I’ve seen the “In My Language” video before, but after watching it again last week, it hit me even harder. It is a video made by Amanda Baggs, who has autism. She explains her perception of the world in a very poignant way. Please watch it: www.youtube.com/watch?v=JnylM1hI2jc
I’ve also attached a link to her blog in case you want to read more about her. http://ballastexistenz.autistics.org/
Amanda’s perspective is important to me because it helps explain that just because someone has a disability does not mean they aren’t a person. They hear us, they have feelings, thoughts, opinions. They have the ability to learn, to teach us things, and to love. They deserve to be included in everything we do, too. It’s not a good excuse anymore to exclude children with disabilities from regular classrooms anymore simply because they can’t do the “regular” work. They have important contributions to make in this world too, and if we keep excluding them from it, we’ll never benefit from those contributions.
I’ve recently gone back to school to become a Special Education teacher. It took me a long time to decide to do this because I’m not a fan of the way our public schools treat children with disabilities. Furthermore the curriculum, interventions, and assessments involved in Special Ed surround proving the child has a disability, then proving you are doing something about it. This is all a distraction from the real issue, we don’t actually know what to do with these kids. Lots of smart people are studying interventions as we speak, taking lots of data and writing lots of papers with the only real conclusion being that instruction and curriculum must be individualized. Hmm.

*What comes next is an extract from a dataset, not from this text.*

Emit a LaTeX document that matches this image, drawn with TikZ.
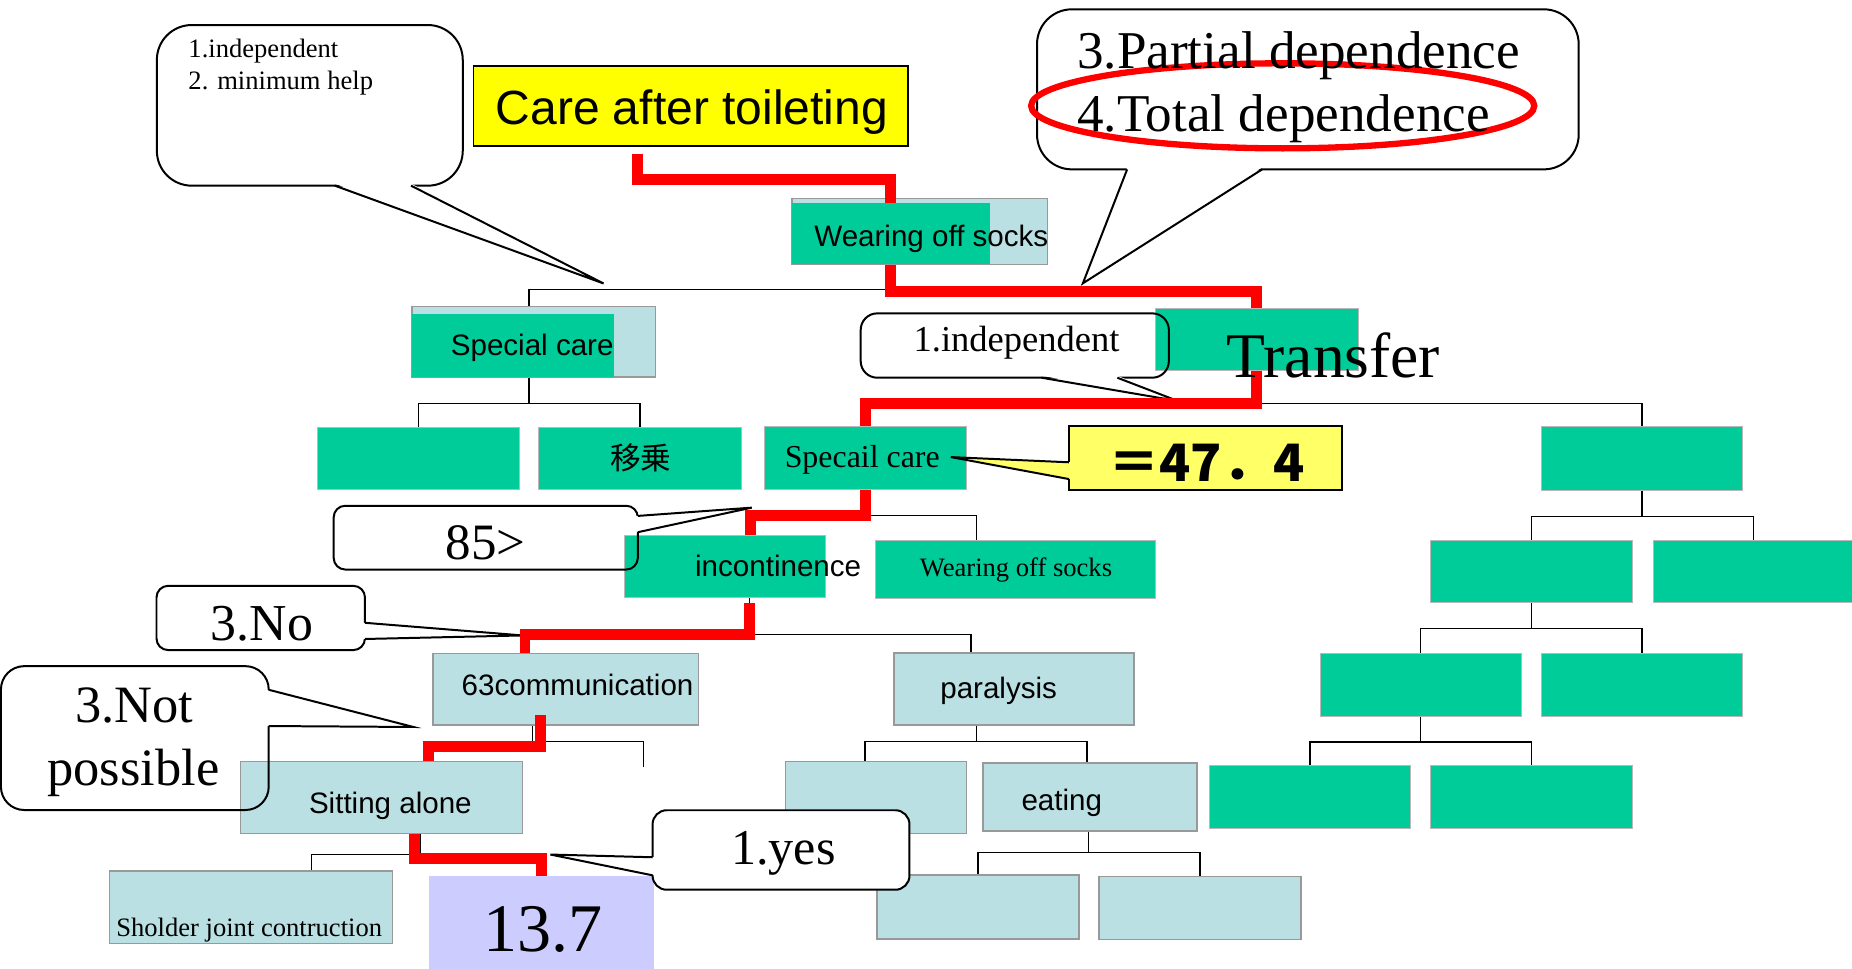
\documentclass[tikz,border=0pt]{standalone}
\usepackage{fontspec}
\setmainfont{Liberation Serif}
\setsansfont{Liberation Sans}
\newfontfamily\jpfont{Noto Sans CJK JP}
\usetikzlibrary{fit}
\definecolor{tgreen}{HTML}{00CC99}
\definecolor{tblue}{HTML}{BBE0E3}
\definecolor{tlav}{HTML}{CCCCFF}
\definecolor{tyel}{HTML}{FFFF00}
\definecolor{tyelb}{HTML}{FFFF66}
\newcommand{\fsz}[1]{\fontsize{#1}{#1}\selectfont}
\tikzset{
  gbox/.style={fill=tgreen, draw=gray!55, line width=0.6pt, inner sep=0pt},
  bbox/.style={fill=tblue, draw=gray!80, line width=0.9pt, inner sep=0pt},
  tree/.style={draw=black, line width=0.8pt},
  route/.style={draw=red, line width=6.6pt},
  bubble/.style={draw=black, line width=1.2pt},
  lbl/.style={inner sep=0pt, anchor=base},
  sanslbl/.style={lbl, font=\sffamily\fsz{17.8pt}}
}
\begin{document}
\begin{tikzpicture}[x=0.025cm,y=-0.025cm]
\useasboundingbox (0,0) rectangle (1568,820);

% Boxes
\node[fill=tyel, draw=black, line width=1pt, inner sep=0pt, fit={(400.8,55.9) (769,123.4)}] (care) {};
\node[bbox, fit={(670.6,167.9) (886.7,223.8)}] (wosbg) {};
\node[fill=tgreen, inner sep=0pt, fit={(670.6,172.2) (838,223.8)}] (wos) {};
\node[bbox, fit={(349,259.7) (555,319)}] (spc) {};
\node[fill=tgreen, inner sep=0pt, fit={(349,265.9) (519.6,319)}] (spcfg) {};
\node[gbox, fit={(268.5,361.7) (439.6,414.7)}] (e1) {};
\node[gbox, fit={(456,361.7) (627.5,414.7)}] (ijo) {};
\node[gbox, fit={(978.4,261) (1149.8,314)}] (trf) {};
\node[gbox, fit={(647.5,361.5) (818.3,414.8)}] (spc2) {};
\node[gbox, fit={(529,453) (699,505.8)}] (inc) {};
\node[gbox, fit={(741.5,457.7) (978.4,506.7)}] (wos2) {};
\node[bbox, fit={(366.5,553.4) (591.5,613.8)}] (com) {};
\node[bbox, fit={(756.8,552.7) (960,613.8)}] (par) {};
\node[bbox, fit={(203.5,644.7) (442.5,705.8)}] (sit) {};
\node[bbox, fit={(665,644.7) (818.2,705.8)}] (e2) {};
\node[bbox, fit={(832.4,646) (1013.6,703.6)}] (eat) {};
\node[bbox, fit={(92.5,737.5) (332.5,798.8)}] (sho) {};
\node[fill=tlav, inner sep=0pt, fit={(363.5,742) (553.5,820)}] (res) {};
\node[bbox, fit={(742.5,741) (913.6,795)}] (e3) {};
\node[bbox, fit={(930.5,742.3) (1101.5,795.6)}] (e4) {};
% right branch
\node[gbox, fit={(1305,361.5) (1475.4,415.4)}] (r1) {};
\node[gbox, fit={(1211.3,457.7) (1381.8,510.4)}] (r2) {};
\node[gbox, fit={(1400,457.7) (1569,510.4)}] (r3) {};
\node[gbox, fit={(1117.6,553.4) (1288,606.5)}] (r4) {};
\node[gbox, fit={(1305,553.4) (1475.4,606.5)}] (r5) {};
\node[gbox, fit={(1024,648.5) (1194.2,701.6)}] (r6) {};
\node[gbox, fit={(1211.3,648.5) (1381.8,701.6)}] (r7) {};
\coordinate (com2) at (545,649);

% Tree lines
\draw[tree] (wos.south) -- ++(0,21.2) -| (spc.north -| 448,0);
\draw[tree] (wos.south) ++(0,21.2) -| (trf.north);
\draw[tree] (spc.south -| 448,0) -- ++(0,22) -| (e1.north);
\draw[tree] (spc.south -| 448,0) ++(0,22) -| (ijo.north);
\draw[tree] (trf.south) -- ++(0,27) -| (r1.north);
\draw[tree] (trf.south) ++(0,27) -| (spc2.north);
\draw[tree] (spc2.south) -- ++(0,21.4) -| (wos2.north -| 826.8,0);
\draw[tree] (spc2.south) ++(0,21.4) -| (inc.north -| 635,0);
\draw[tree] (inc.south -| 634.7,0) -- ++(0,30.8) -| (par.north -| 822,0);
\draw[tree] (inc.south -| 634.7,0) ++(0,30.8) -| (com.north -| 444.5,0);
\draw[tree] (com.south -| 451,0) -- ++(0,13.2) -| (com2);
\draw[tree] (com.south -| 451,0) ++(0,13.2) -| (sit.north -| 363,0);
\draw[tree] (sit.south -| 356,0) -- ++(0,16.8) -| (sho.north -| 263.5,0);
\draw[tree] (sit.south -| 356,0) ++(0,16.8) -| (res.north);
\draw[tree] (par.south -| 826.8,0) -- ++(0,13.2) -| (e2.north -| 732.4,0);
\draw[tree] (par.south -| 826.8,0) ++(0,13.2) -| (eat.north -| 920.3,0);
\draw[tree] (eat.south -| 921.6,0) -- ++(0,17.8) -| (e3.north);
\draw[tree] (eat.south -| 921.6,0) ++(0,17.8) -| (e4.north);
\foreach \p/\a/\b in {r1/r2/r3, r2/r4/r5, r4/r6/r7} {
  \draw[tree] (\p.south) -- ++(0,21.2) -| (\a.north);
  \draw[tree] (\p.south) ++(0,21.2) -| (\b.north);
}

% Callouts
\coordinate (tipA) at (511,240);
\draw[bubble, fill=white, rounded corners=21pt] (132.8,21.2) rectangle (391.8,157.2);
\fill[white] (283.5,155.5) -- (tipA) -- (348,155.5) -- cycle;
\draw[bubble] (283.5,157.2) -- (tipA) -- (348,157.2);

\coordinate (tipB) at (916.8,239.9);
\draw[bubble, fill=white, rounded corners=21pt] (878,7.9) rectangle (1336.6,143.4);
\fill[white] (954.3,141.7) -- (tipB) -- (1068.6,141.7) -- cycle;
\draw[bubble] (954.3,143.4) -- (tipB) -- (1068.6,143.4);

\coordinate (tipC) at (997.2,339.5);
\draw[bubble, rounded corners=10pt] (728.7,265.3) rectangle (989.6,319.8);
\fill[white] (881.8,318.1) -- (tipC) -- (946,318.1) -- cycle;
\draw[bubble] (881.8,319.8) -- (tipC) -- (946,319.8);

\coordinate (tipD) at (805,387);
\draw[bubble, fill=tyelb] (905,360.4) rectangle (1135.8,414.8);
\fill[tyelb] (906.7,391.4) -- (tipD) -- (906.7,405.6) -- cycle;
\draw[bubble] (905,391.4) -- (tipD) -- (905,405.6);

\coordinate (tipE) at (636.5,429.8);
\draw[bubble, rounded corners=7pt] (282.5,428.2) rectangle (540,482.2);
\fill[white] (538.3,436.8) -- (tipE) -- (538.3,450.6) -- cycle;
\draw[bubble] (540,436.8) -- (tipE) -- (540,450.6);

\coordinate (tipF) at (442.5,538);
\draw[bubble, rounded corners=7pt] (132.5,496) rectangle (309,550.4);
\fill[white] (307.3,527.3) -- (tipF) -- (307.3,541) -- cycle;
\draw[bubble] (309,527.3) -- (tipF) -- (309,541);

\coordinate (tipG) at (350,615.5);
\draw[bubble, rounded corners=14pt] (0.8,564) rectangle (227.5,685.8);
\fill[white] (225.8,584) -- (tipG) -- (225.8,614.7) -- cycle;
\draw[bubble] (227.5,584) -- (tipG) -- (227.5,614.7);

% Red route
\draw[route] (care.south -| 539.5,0) ++(0,6.6) -- ++(0,21) -| (wos.north);
\draw[route] (wos.south) -- ++(0,22.6) -| (trf.north);
\draw[route] (trf.south) -- ++(0,27) -| (spc2.north);
\draw[route] (spc2.south) -- ++(0,21.2) -| (inc.north -| 635,0);
\draw[route] (inc.south -| 634.7,0) ++(0,4.7) -- ++(0,26) -| (com.north -| 444.5,0);
\draw[route] (com.south -| 457.5,0) ++(0,-9) -- ++(0,26.8) -| (sit.north -| 363,0);
\draw[route] (sit.south -| 351,0) -- ++(0,20.7) -| (res.north);
\draw[red, line width=3.8pt] (1086,89.6) ellipse [x radius=213, y radius=36];

\coordinate (tipH) at (466,723.5);
\draw[bubble, fill=white, rounded corners=8.5pt] (552.5,686) rectangle (770,753.3);
\fill[white] (554.2,725.8) -- (tipH) -- (554.2,741.1) -- cycle;
\draw[bubble] (552.5,725.8) -- (tipH) -- (552.5,741.1);

% Labels
\node[lbl, anchor=base west, font=\fsz{16pt}] (tinda) at (159.3,48.6) {1.independent};
\node[lbl, anchor=base west, font=\fsz{16pt}] (thelp) at (159.3,75.6) {2. minimum help};
\node[lbl, font=\sffamily\fsz{28.9pt}] (tcare) at (585.7,105) {Care after toileting};
\node[sanslbl] (twos) at (788.5,208.3) {Wearing off socks};
\node[sanslbl] (tspc) at (450.6,301.4) {Special care};
\node[lbl, anchor=base west, font=\fsz{32pt}] (tpart) at (911.8,57.8) {3.Partial dependence};
\node[lbl, anchor=base west, font=\fsz{32pt}] (ttot) at (911.8,111.5) {4.Total dependence};
\node[lbl, anchor=base west, font=\fsz{38.3pt}] (ttrf) at (1038.5,320) {Transfer};
\node[lbl, font=\fsz{22pt}] (tindb) at (860.7,297.8) {1.independent};
\node[inner sep=0pt, font=\jpfont\fsz{18.5pt}] (tijo) at (542.5,387.8) {移乗};
\node[lbl, font=\fsz{19.2pt}] (tspc2) at (730,395.5) {Specail care};
\node[lbl, font=\jpfont\bfseries\fsz{31pt}] (tval) at (1021.5,407.8) {＝47．4};
\node[lbl, font=\fsz{30.7pt}] (t85) at (411.2,473.6) {85>};
\node[sanslbl] (tinc) at (658.8,488) {incontinence};
\node[lbl, font=\fsz{16pt}] (twos2) at (860.2,488) {Wearing off socks};
\node[lbl, font=\fsz{31.2pt}] (tno) at (221.8,542) {3.No};
\node[sanslbl] (tcom) at (489,588.6) {63communication};
\node[sanslbl] (tpar) at (845.5,591) {paralysis};
\node[lbl, font=\fsz{31.6pt}] (tnot) at (113.5,611.6) {3.Not};
\node[lbl, font=\fsz{31.6pt}] (tposs) at (113,665.3) {possible};
\node[sanslbl] (tsit) at (330.5,688.4) {Sitting alone};
\node[sanslbl] (teat) at (899,686.6) {eating};
\node[lbl, font=\fsz{30.2pt}] (tyes) at (663.2,732) {1.yes};
\node[lbl, font=\fsz{16pt}] (tsho) at (211,792.5) {Sholder joint contruction};
\node[lbl, font=\fsz{41pt}] (tres) at (460,806) {13.7};
\end{tikzpicture}
\end{document}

What I think it all comes down to, and what the schools will not (at least in the near future) admit, is love. We have to be willing to know these kids, to love them, to genuinely want the best for them. This is where true teaching comes from, love for a child. And I’m not going to be scared anymore to say it. How many meetings have I sat through where we get lectured on “proximity to clients,” and the mortal sin of “enmeshment” with clients? Too many to count. Well, I’m becoming a teacher because somebody has to try and make it better. Forget data sheets and assessment forms for now, I’ll start with love.